You are missing a subscript $A$ in the second norm.

Let $$f(x)=\|x-A^{-1}b\|_A^2 = (x-A^{-1}b)^\top A (x-A^{-1}b) = x^\top A x-2b^\top x + b^\top A^{-1} b.$$ If $x_k$ is the minimizer over $\chi$ then $$(\nabla f(x_k))^\top (x-x_k) \ge 0,\quad \forall x \in \chi$$ else there exists some sufficiently small $c>0$ such that taking a step $c(x-x_k)$ from $x_k$ decreases the value of $f$, contradicting the fact that $x_k$ minimizes $f$ on $\chi$.
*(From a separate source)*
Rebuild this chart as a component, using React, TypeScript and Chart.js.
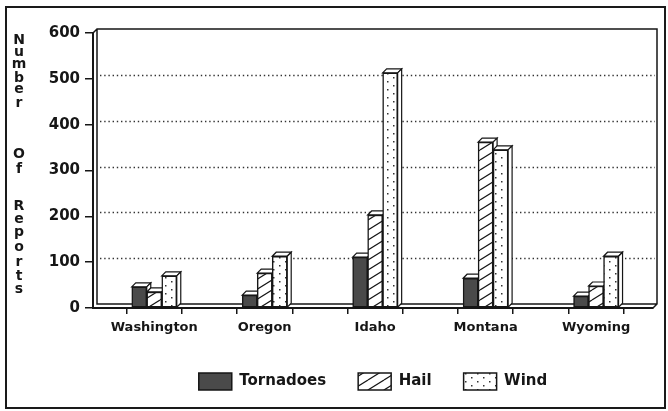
import React, { useEffect, useRef } from 'react';
import { Chart, registerables } from 'chart.js';

Chart.register(...registerables);

// ---- data ----
const states = ['Washington', 'Oregon', 'Idaho', 'Montana', 'Wyoming'];
const tornadoes = [46, 28, 111, 65, 26];
const hail = [35, 76, 203, 362, 48];
const wind = [70, 113, 513, 345, 113];
const yMin = 0;
const yMax = 600;
const yStep = 100;
const gridValues = [100, 200, 300, 400, 500];
const yTitleWords = ['Number', 'Of', 'Reports'];
const seriesNames = ['Tornadoes', 'Hail', 'Wind'];

const FONT = '"DejaVu Sans", "Liberation Sans", sans-serif';
const INK = '#161616';

function hatchPattern(ctx: CanvasRenderingContext2D) {
  const W = 16;
  const H = 10;
  const c = document.createElement('canvas');
  c.width = W;
  c.height = H;
  const g = c.getContext('2d')!;
  g.fillStyle = '#fff';
  g.fillRect(0, 0, W, H);
  g.strokeStyle = INK;
  g.lineWidth = 1.2;
  for (const k of [-1, 0, 1]) {
    g.beginPath();
    g.moveTo(0, H + H * k);
    g.lineTo(W, H * k);
    g.stroke();
  }
  return ctx.createPattern(c, 'repeat')!;
}

function dotPattern(ctx: CanvasRenderingContext2D) {
  const c = document.createElement('canvas');
  c.width = 12;
  c.height = 8;
  const g = c.getContext('2d')!;
  g.fillStyle = '#fff';
  g.fillRect(0, 0, 12, 8);
  g.fillStyle = '#333';
  g.fillRect(3, 1, 1.5, 1.5);
  g.fillRect(9, 5, 1.5, 1.5);
  return ctx.createPattern(c, 'repeat')!;
}

const D = 4; // 3D depth offset (pixels)

const depthPlugin = {
  id: 'depth3d',
  beforeDatasetsDraw(chart: any) {
    const { ctx, chartArea, scales } = chart;
    const { left, right, top, bottom } = chartArea;
    const y = scales.y;
    ctx.save();
    // dotted grid on back wall
    ctx.strokeStyle = '#333';
    ctx.lineWidth = 1.3;
    ctx.setLineDash([1.4, 2.8]);
    for (const v of gridValues) {
      const py = Math.round(y.getPixelForValue(v)) - D + 0.5;
      ctx.beginPath();
      ctx.moveTo(left + D + 3, py);
      ctx.lineTo(right + D - 2, py);
      ctx.stroke();
    }
    ctx.setLineDash([]);
    // back wall / floor outline
    ctx.strokeStyle = INK;
    ctx.lineWidth = 1.5;
    ctx.beginPath();
    ctx.moveTo(left, top);
    ctx.lineTo(left + D, top - D);
    ctx.lineTo(right + D, top - D);
    ctx.lineTo(right + D, bottom - D);
    ctx.lineTo(right, bottom);
    ctx.moveTo(left + D, top - D);
    ctx.lineTo(left + D, bottom - D);
    ctx.lineTo(right + D, bottom - D);
    ctx.stroke();
    // bar extrusions
    ctx.lineWidth = 1.2;
    chart.data.datasets.forEach((_: any, di: number) => {
      const meta = chart.getDatasetMeta(di);
      meta.data.forEach((el: any) => {
        const p = el.getProps(['x', 'y', 'base', 'width'], true);
        const l = p.x - p.width / 2;
        const r = p.x + p.width / 2;
        const t = p.y;
        const b = p.base;
        ctx.fillStyle = '#fff';
        ctx.beginPath();
        ctx.moveTo(l, t);
        ctx.lineTo(l + D, t - D);
        ctx.lineTo(r + D, t - D);
        ctx.lineTo(r, t);
        ctx.closePath();
        ctx.fill();
        ctx.stroke();
        ctx.beginPath();
        ctx.moveTo(r, t);
        ctx.lineTo(r + D, t - D);
        ctx.lineTo(r + D, b - D);
        ctx.lineTo(r, b);
        ctx.closePath();
        ctx.fill();
        ctx.stroke();
      });
    });
    ctx.restore();
  },
};

// vertical stacked y title (glyph centre positions)
const titleCenters = [
  [39, 51.6, 64.2, 76.8, 89.4, 102],
  [153, 167],
  [205, 219, 233, 247, 261, 275, 289],
];

const titlePlugin = {
  id: 'stackedTitle',
  afterDraw(chart: any) {
    const { ctx } = chart;
    ctx.save();
    ctx.font = `bold 14px ${FONT}`;
    ctx.fillStyle = INK;
    ctx.textAlign = 'center';
    ctx.textBaseline = 'alphabetic';
    yTitleWords.forEach((w, wi) => {
      [...w].forEach((ch, ci) => {
        const m = ctx.measureText(ch);
        const yc = titleCenters[wi][ci] + (m.actualBoundingBoxAscent - m.actualBoundingBoxDescent) / 2;
        ctx.fillText(ch, 19, yc);
      });
    });
    ctx.restore();
  },
};

export default function App() {
  const ref = useRef<HTMLCanvasElement>(null);

  useEffect(() => {
    const canvas = ref.current!;
    const ctx2 = canvas.getContext('2d')!;
    const fills = ['#4a4a4a', hatchPattern(ctx2), dotPattern(ctx2)];
    const series = [tornadoes, hail, wind];
    const tickValues: number[] = [];
    states.forEach((_, i) => {
      tickValues.push(i);
      if (i < states.length - 1) tickValues.push(i + 0.5);
    });

    const chart = new Chart(canvas, {
      type: 'bar',
      data: {
        datasets: series.map((s, i) => ({
          label: seriesNames[i],
          data: s.map((v, j) => ({ x: j, y: v })),
          backgroundColor: fills[i] as any,
          borderColor: INK,
          borderWidth: 1.5,
          borderSkipped: false,
          barThickness: 15,
        })),
      },
      options: {
        responsive: false,
        animation: false,
        devicePixelRatio: 1,
        layout: { padding: { top: 33, right: 15, bottom: 11, left: 0 } },
        plugins: {
          tooltip: { enabled: false },
          legend: {
            position: 'bottom',
            fullSize: false,
            labels: {
              boxWidth: 33,
              boxHeight: 17,
              padding: 32,
              color: INK,
              font: { family: FONT, weight: 'bold', size: 15 },
            },
          },
        },
        scales: {
          x: {
            type: 'linear',
            min: -0.273,
            max: 4.234,
            afterBuildTicks: (s: any) => {
              s.ticks = tickValues.map((v) => ({ value: v }));
            },
            afterFit: (s: any) => {
              s.height = 33;
            },
            grid: {
              display: true,
              drawOnChartArea: false,
              drawTicks: true,
              tickLength: 6,
              color: INK,
              lineWidth: 1.5,
            },
            border: { display: true, color: INK, width: 2 },
            ticks: {
              autoSkip: false,
              maxRotation: 0,
              padding: 6,
              color: INK,
              font: { family: FONT, weight: 'bold', size: 13 },
              callback: (v: any) => (Number.isInteger(v) ? states[v] : ''),
            },
          },
          y: {
            min: yMin,
            max: yMax,
            afterFit: (s: any) => {
              s.width = 93;
            },
            grid: {
              display: true,
              drawOnChartArea: false,
              drawTicks: true,
              tickLength: 8,
              color: INK,
              lineWidth: 1.5,
            },
            border: { display: true, color: INK, width: 2 },
            ticks: {
              stepSize: yStep,
              padding: 5,
              color: INK,
              font: { family: FONT, weight: 'bold', size: 15 },
            },
          },
        },
      } as any,
      plugins: [depthPlugin, titlePlugin],
    });
    return () => chart.destroy();
  }, []);

  return (
    <div
      style={{
        position: 'absolute',
        left: 0,
        top: 0,
        width: 668,
        height: 411,
        overflow: 'hidden',
        background: '#fff',
      }}
    >
      <canvas ref={ref} width={668} height={411} style={{ display: 'block', width: 668, height: 411 }} />
      <div
        style={{
          position: 'absolute',
          left: 5,
          top: 6,
          width: 661,
          height: 403,
          border: '2px solid #1a1a1a',
          boxSizing: 'border-box',
          pointerEvents: 'none',
        }}
      />
    </div>
  );
}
We have $\nabla f(x_k) = 2(Ax_k - b)= - 2r_k$, so the above condition implies $$r_k^\top (x-x_k) \le 0,\quad \forall x \in \chi.$$

We just need to conclude that this inequality is actually equality for all $x \in \chi$. Indeed if for some $x$ we have $r_k^\top (x-x_k)<0$, then since $\chi$ is a subspace, $x' := -x+2x_k \in \chi$ as well, but $r_k^\top (x'-x_k) = -r_k^\top (x-x_k) > 0$, a contradiction.